* _REQUIRED WORK_
Give the listing again exactly, omitting its images.
--- INFORMATION SHOWN ---
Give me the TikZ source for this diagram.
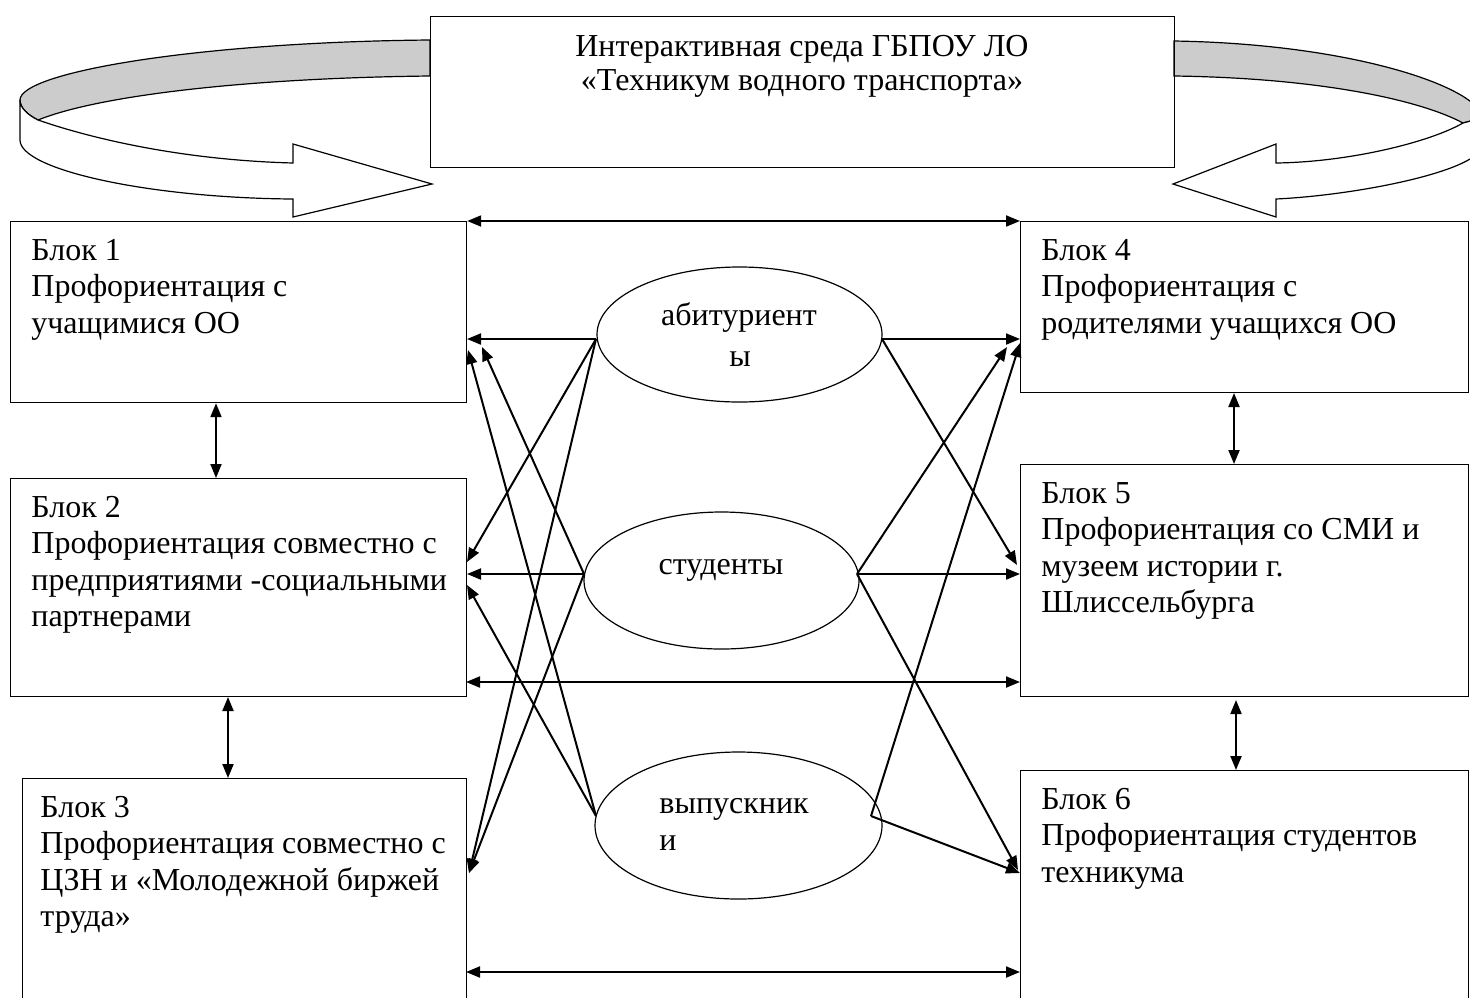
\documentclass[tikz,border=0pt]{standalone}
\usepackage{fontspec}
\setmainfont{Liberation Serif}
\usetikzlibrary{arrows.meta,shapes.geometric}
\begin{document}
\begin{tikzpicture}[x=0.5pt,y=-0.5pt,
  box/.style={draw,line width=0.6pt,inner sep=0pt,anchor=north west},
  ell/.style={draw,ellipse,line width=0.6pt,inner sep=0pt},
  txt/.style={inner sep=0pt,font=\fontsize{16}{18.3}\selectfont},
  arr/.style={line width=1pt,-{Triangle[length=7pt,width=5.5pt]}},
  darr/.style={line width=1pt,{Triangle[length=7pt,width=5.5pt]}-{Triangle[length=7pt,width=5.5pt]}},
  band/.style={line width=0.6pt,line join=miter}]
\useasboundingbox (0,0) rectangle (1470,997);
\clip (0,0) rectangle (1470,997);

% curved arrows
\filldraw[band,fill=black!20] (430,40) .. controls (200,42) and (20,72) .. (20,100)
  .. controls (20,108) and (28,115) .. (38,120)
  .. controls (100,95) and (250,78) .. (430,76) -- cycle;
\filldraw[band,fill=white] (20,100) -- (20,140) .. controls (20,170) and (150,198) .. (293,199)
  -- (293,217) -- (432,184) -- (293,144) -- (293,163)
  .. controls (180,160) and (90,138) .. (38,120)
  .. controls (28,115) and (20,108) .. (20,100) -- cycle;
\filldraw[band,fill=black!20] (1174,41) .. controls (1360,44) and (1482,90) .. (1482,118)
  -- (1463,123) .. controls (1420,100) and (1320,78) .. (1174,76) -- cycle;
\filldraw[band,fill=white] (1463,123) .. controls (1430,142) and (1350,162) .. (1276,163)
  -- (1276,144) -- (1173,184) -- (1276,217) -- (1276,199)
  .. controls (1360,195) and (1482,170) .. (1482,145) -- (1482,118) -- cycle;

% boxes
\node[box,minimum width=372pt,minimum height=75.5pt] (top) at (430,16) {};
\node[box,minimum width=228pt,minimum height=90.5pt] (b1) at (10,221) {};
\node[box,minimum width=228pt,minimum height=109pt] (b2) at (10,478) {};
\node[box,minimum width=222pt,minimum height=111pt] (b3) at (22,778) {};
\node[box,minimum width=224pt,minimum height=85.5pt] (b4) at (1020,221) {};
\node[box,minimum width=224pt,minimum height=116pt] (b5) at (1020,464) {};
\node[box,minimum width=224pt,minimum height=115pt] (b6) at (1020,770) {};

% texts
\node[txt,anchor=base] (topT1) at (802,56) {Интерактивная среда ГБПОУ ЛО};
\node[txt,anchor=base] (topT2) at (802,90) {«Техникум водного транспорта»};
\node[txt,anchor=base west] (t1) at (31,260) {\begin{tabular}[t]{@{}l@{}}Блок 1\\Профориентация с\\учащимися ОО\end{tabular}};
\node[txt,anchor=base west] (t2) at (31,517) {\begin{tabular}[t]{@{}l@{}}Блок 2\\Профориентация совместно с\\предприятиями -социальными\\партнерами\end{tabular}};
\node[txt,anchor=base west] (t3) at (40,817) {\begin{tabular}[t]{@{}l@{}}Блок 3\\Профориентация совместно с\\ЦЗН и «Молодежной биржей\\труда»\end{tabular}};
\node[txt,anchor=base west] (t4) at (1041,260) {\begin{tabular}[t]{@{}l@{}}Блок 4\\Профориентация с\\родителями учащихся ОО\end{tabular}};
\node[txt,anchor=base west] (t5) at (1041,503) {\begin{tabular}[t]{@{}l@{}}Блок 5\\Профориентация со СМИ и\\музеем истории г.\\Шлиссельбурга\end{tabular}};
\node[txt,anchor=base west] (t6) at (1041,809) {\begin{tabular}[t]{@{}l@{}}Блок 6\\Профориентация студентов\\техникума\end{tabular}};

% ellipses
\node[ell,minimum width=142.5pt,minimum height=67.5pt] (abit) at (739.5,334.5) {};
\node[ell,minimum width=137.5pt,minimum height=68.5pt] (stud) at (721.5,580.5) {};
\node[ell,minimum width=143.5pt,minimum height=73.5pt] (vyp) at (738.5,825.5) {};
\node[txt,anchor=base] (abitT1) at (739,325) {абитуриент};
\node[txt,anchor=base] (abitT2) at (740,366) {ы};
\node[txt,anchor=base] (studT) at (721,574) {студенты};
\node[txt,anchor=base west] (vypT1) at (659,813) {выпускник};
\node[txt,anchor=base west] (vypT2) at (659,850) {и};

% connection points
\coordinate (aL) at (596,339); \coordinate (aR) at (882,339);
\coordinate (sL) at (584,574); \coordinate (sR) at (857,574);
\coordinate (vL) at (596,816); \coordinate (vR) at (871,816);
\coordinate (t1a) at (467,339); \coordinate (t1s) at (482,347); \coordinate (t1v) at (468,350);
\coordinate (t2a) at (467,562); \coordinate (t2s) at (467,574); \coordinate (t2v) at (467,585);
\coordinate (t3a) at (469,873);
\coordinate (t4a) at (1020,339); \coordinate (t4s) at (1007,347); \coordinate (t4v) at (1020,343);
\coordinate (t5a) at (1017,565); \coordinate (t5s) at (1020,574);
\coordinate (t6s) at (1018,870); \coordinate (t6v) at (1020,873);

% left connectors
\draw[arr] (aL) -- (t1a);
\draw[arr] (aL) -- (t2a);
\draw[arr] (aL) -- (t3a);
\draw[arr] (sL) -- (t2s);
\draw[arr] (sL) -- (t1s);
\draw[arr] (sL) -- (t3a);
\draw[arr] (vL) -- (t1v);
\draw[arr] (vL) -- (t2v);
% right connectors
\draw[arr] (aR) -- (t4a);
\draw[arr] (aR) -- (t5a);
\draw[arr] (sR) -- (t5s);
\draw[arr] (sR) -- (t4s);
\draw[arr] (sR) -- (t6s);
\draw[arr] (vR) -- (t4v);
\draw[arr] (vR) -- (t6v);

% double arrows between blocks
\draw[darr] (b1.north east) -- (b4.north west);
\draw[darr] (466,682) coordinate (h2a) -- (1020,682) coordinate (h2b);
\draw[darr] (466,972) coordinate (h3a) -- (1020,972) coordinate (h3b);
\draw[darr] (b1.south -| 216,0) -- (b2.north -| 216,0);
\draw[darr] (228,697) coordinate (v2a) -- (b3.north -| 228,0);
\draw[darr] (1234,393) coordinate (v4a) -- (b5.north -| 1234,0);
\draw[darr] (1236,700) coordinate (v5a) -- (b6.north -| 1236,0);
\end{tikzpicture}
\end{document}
---
* _OUTPUT BELOW_
Give me the TikZ source for this diagram.
\documentclass[tikz,border=0pt]{standalone}
\usepackage{fontspec}
\setmainfont{Liberation Serif}
\usetikzlibrary{arrows.meta,shapes.geometric}
\begin{document}
\begin{tikzpicture}[x=0.5pt,y=-0.5pt,
  box/.style={draw,line width=0.6pt,inner sep=0pt,anchor=north west},
  ell/.style={draw,ellipse,line width=0.6pt,inner sep=0pt},
  txt/.style={inner sep=0pt,font=\fontsize{16}{18.3}\selectfont},
  arr/.style={line width=1pt,-{Triangle[length=7pt,width=5.5pt]}},
  darr/.style={line width=1pt,{Triangle[length=7pt,width=5.5pt]}-{Triangle[length=7pt,width=5.5pt]}},
  band/.style={line width=0.6pt,line join=miter}]
\useasboundingbox (0,0) rectangle (1470,997);
\clip (0,0) rectangle (1470,997);

% curved arrows
\filldraw[band,fill=black!20] (430,40) .. controls (200,42) and (20,72) .. (20,100)
  .. controls (20,108) and (28,115) .. (38,120)
  .. controls (100,95) and (250,78) .. (430,76) -- cycle;
\filldraw[band,fill=white] (20,100) -- (20,140) .. controls (20,170) and (150,198) .. (293,199)
  -- (293,217) -- (432,184) -- (293,144) -- (293,163)
  .. controls (180,160) and (90,138) .. (38,120)
  .. controls (28,115) and (20,108) .. (20,100) -- cycle;
\filldraw[band,fill=black!20] (1174,41) .. controls (1360,44) and (1482,90) .. (1482,118)
  -- (1463,123) .. controls (1420,100) and (1320,78) .. (1174,76) -- cycle;
\filldraw[band,fill=white] (1463,123) .. controls (1430,142) and (1350,162) .. (1276,163)
  -- (1276,144) -- (1173,184) -- (1276,217) -- (1276,199)
  .. controls (1360,195) and (1482,170) .. (1482,145) -- (1482,118) -- cycle;

% boxes
\node[box,minimum width=372pt,minimum height=75.5pt] (top) at (430,16) {};
\node[box,minimum width=228pt,minimum height=90.5pt] (b1) at (10,221) {};
\node[box,minimum width=228pt,minimum height=109pt] (b2) at (10,478) {};
\node[box,minimum width=222pt,minimum height=111pt] (b3) at (22,778) {};
\node[box,minimum width=224pt,minimum height=85.5pt] (b4) at (1020,221) {};
\node[box,minimum width=224pt,minimum height=116pt] (b5) at (1020,464) {};
\node[box,minimum width=224pt,minimum height=115pt] (b6) at (1020,770) {};

% texts
\node[txt,anchor=base] (topT1) at (802,56) {Интерактивная среда ГБПОУ ЛО};
\node[txt,anchor=base] (topT2) at (802,90) {«Техникум водного транспорта»};
\node[txt,anchor=base west] (t1) at (31,260) {\begin{tabular}[t]{@{}l@{}}Блок 1\\Профориентация с\\учащимися ОО\end{tabular}};
\node[txt,anchor=base west] (t2) at (31,517) {\begin{tabular}[t]{@{}l@{}}Блок 2\\Профориентация совместно с\\предприятиями -социальными\\партнерами\end{tabular}};
\node[txt,anchor=base west] (t3) at (40,817) {\begin{tabular}[t]{@{}l@{}}Блок 3\\Профориентация совместно с\\ЦЗН и «Молодежной биржей\\труда»\end{tabular}};
\node[txt,anchor=base west] (t4) at (1041,260) {\begin{tabular}[t]{@{}l@{}}Блок 4\\Профориентация с\\родителями учащихся ОО\end{tabular}};
\node[txt,anchor=base west] (t5) at (1041,503) {\begin{tabular}[t]{@{}l@{}}Блок 5\\Профориентация со СМИ и\\музеем истории г.\\Шлиссельбурга\end{tabular}};
\node[txt,anchor=base west] (t6) at (1041,809) {\begin{tabular}[t]{@{}l@{}}Блок 6\\Профориентация студентов\\техникума\end{tabular}};

% ellipses
\node[ell,minimum width=142.5pt,minimum height=67.5pt] (abit) at (739.5,334.5) {};
\node[ell,minimum width=137.5pt,minimum height=68.5pt] (stud) at (721.5,580.5) {};
\node[ell,minimum width=143.5pt,minimum height=73.5pt] (vyp) at (738.5,825.5) {};
\node[txt,anchor=base] (abitT1) at (739,325) {абитуриент};
\node[txt,anchor=base] (abitT2) at (740,366) {ы};
\node[txt,anchor=base] (studT) at (721,574) {студенты};
\node[txt,anchor=base west] (vypT1) at (659,813) {выпускник};
\node[txt,anchor=base west] (vypT2) at (659,850) {и};

% connection points
\coordinate (aL) at (596,339); \coordinate (aR) at (882,339);
\coordinate (sL) at (584,574); \coordinate (sR) at (857,574);
\coordinate (vL) at (596,816); \coordinate (vR) at (871,816);
\coordinate (t1a) at (467,339); \coordinate (t1s) at (482,347); \coordinate (t1v) at (468,350);
\coordinate (t2a) at (467,562); \coordinate (t2s) at (467,574); \coordinate (t2v) at (467,585);
\coordinate (t3a) at (469,873);
\coordinate (t4a) at (1020,339); \coordinate (t4s) at (1007,347); \coordinate (t4v) at (1020,343);
\coordinate (t5a) at (1017,565); \coordinate (t5s) at (1020,574);
\coordinate (t6s) at (1018,870); \coordinate (t6v) at (1020,873);

% left connectors
\draw[arr] (aL) -- (t1a);
\draw[arr] (aL) -- (t2a);
\draw[arr] (aL) -- (t3a);
\draw[arr] (sL) -- (t2s);
\draw[arr] (sL) -- (t1s);
\draw[arr] (sL) -- (t3a);
\draw[arr] (vL) -- (t1v);
\draw[arr] (vL) -- (t2v);
% right connectors
\draw[arr] (aR) -- (t4a);
\draw[arr] (aR) -- (t5a);
\draw[arr] (sR) -- (t5s);
\draw[arr] (sR) -- (t4s);
\draw[arr] (sR) -- (t6s);
\draw[arr] (vR) -- (t4v);
\draw[arr] (vR) -- (t6v);

% double arrows between blocks
\draw[darr] (b1.north east) -- (b4.north west);
\draw[darr] (466,682) coordinate (h2a) -- (1020,682) coordinate (h2b);
\draw[darr] (466,972) coordinate (h3a) -- (1020,972) coordinate (h3b);
\draw[darr] (b1.south -| 216,0) -- (b2.north -| 216,0);
\draw[darr] (228,697) coordinate (v2a) -- (b3.north -| 228,0);
\draw[darr] (1234,393) coordinate (v4a) -- (b5.north -| 1234,0);
\draw[darr] (1236,700) coordinate (v5a) -- (b6.north -| 1236,0);
\end{tikzpicture}
\end{document}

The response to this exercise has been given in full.